Fortune Cookie Friday – 31 july 2015

“Prosperity is in the family circle.”

“He had something to tell us. Dad did. It’s going to be good–”

“Dad’s lousy on surprises.”

“That’s how you know it’s going to be good.”

“Never know, I guess.”

Kara thinks I think Dad is finally going to get me a car.  That would be cool, but I’m not dumb enough to think it.  He’s going to get me something good and I’m going to like it no matter what it is, because I’m not greedy.

Anyway, who cares about a car?

“What do you think it will be? Sam. Sam!”

“I don’t know. Something good. Whatever, shut up.”

I hate when she grins, she does it just to piss me off.  She doesn’t need a car, she already has one, mom’s old car, got as a trade off for taking me to school and doing the errands.  Not that she ever drove me around unless she had to or mom made her.

Surprises are lame in this family, usually.  No one plans ahead.  There’s this spur of the moment, last minute enthusiasm for it the night before, when it’s too late to do anything, and that’s it.  Dad tried to make reservations for mom’s favorite restaurant the morning of their anniversary, thinking he’d surprise her.  Of course, it was booked, so he made a big deal of going to the “family favorite.”  He didn’t know we’d heard him in the office, I guess thought we were still asleep.  I’ve hated sharing that room with Kara since dad’s fax machine became our alarm.

Mom’s big surprise, her one and only, the way Kara tells it, was me.  I don’t think she ever forgave her for me existing.  Maybe all sisters suck.  Blech, I’m glad Kara goes to a different school.

That was Kara’s surprise.  Super-duper high-score on the PSSAs, then AP courses, now she’s taking the SATs this summer.  If I knew I could skip the end of school just by taking a test, I’d have studied harder.  Bet she cheated, anyway.  She always thought she was smarter than everybody else, now she “knows” it.

“When’s Dad getting home?”

“Anxious?”

“Anxious means worry, miss smarty ass. I’m just curious.”

“You sure look worried to me. Maybe he found out he’s not your real father…”

“What the hell are you talking about?”

“Yeah, he found the space pod that dropped you off.”

“You sure you don’t get to that special school you go to by short bus?”

“Fu–”

“Your father’s home, he wants you to come outside, Aaron.”

So, there’s no new car in the driveway.  Just dad, looking tired and rubbing the bridge of his nose as he sits in the driver’s seat, his glasses bunched in his other hand.

“…hey, dad?”

“Hey, buddy! Happy birthday. Help me out with the trunk, ok. I think there might–”

Woof.

“Ha, well. So much for that.

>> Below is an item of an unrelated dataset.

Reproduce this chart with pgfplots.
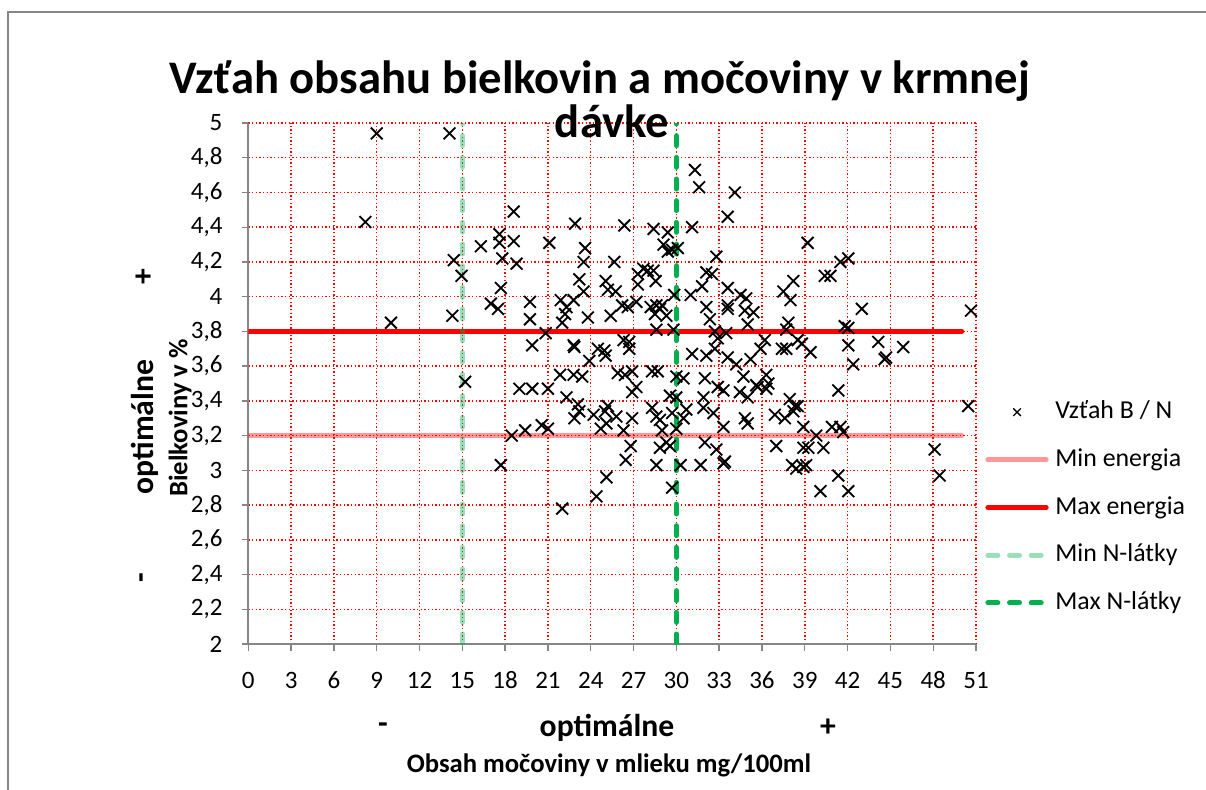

Better let him out.”

So, no car.

A dog is pretty great, though.  Kara doesn’t have a dog.


I have no idea where the hell I was going with this.  I tried for something other than sardonic, bitter or deadly, and it turned into The Family Circus.  As Aaron said, blech.

I would have postponed, but I missed last week.  No good to miss too many self-imposed deadlines, it makes making those produced externally all the much harder to meet.

I wrote a 1500 word series of flash fictions much more in my usual vein, but must keep them under wraps for now.  The place to which I’m submitting them counts blog posting as previous publication. 

My longer form story is coming along.  I’ve hit a new snag, but nothing insurmountable.  My biggest challenge has been finding both the time and the energy to work on it.  The heat here has been oppressive, frequently overwhelming the cooling abilities of all my favorite coffee shops’ air conditioners.

Sorry for the family friendly freakishness.  I agree with John Water’s when he wrote that “family friendly is just a dirty word for censorship,” and am quite shocked at how un-shocking today’s post was.

I seem to be recovering, though.  Look for a return to my more normal, bleak and black mode next friday.